I would make a similar case for my tube amp (CJ monoblocks).

YMMV of course.

(And, that said, I certainly don't think you need to spend lots of money for "good" or "accurate" sound in many cases regarding amps and pre-amps).


My preference is for a DAC/Pre and the new RME ADI-2 unit just released offers full preamp flexibilities in a single half-rack space. Also have an Emotiva XMC-1, which is brilliantly designed/based on a Linux computer, and use it for a 5-channel control box where it works fine. The converters, however, are far less accurate than the RME ones.

Disagree with phomchick's assessment of DACs over $800 sounding the same. Currently have over 10 DA converters (home and studio) ranging from Oppo, to Audient, to Emotiva, to RME and find they all sound different. The amount of difference depend on how good the rest of the system is (and especially speaker quality). The newly-released RME converter has made a large improvement in my stereo system -- all reviewers and owners have noted its startling realism. Sadly, they are VERY hard to get -- RME misjudged their appeal and has not been able to catch up with production.
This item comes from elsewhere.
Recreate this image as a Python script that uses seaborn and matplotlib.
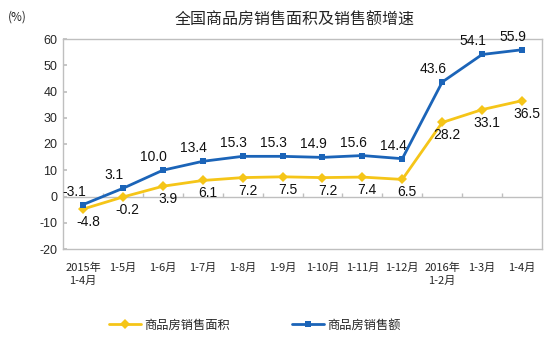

The Preamp question is also impacted by computer capabilities. JRiver allows you to add plugins to its DSP Studio. For a number of years have used apQualizr (a German app) in conjunction with REW to tune my stereo room. It has impressive EQ capabilities but is not ergonomic. In the studio world, the standard EQ plugin is FabFilter and it is worth the price (about $180).

Think we are headed in this plugin direction for all room correction and DSP functions and believe it is better handled there in order to achieve the best audio quality.

re: cables.....in my experience, cables sound different when connected to different components....its the components' reaction with the cable that makes/breaks the effect.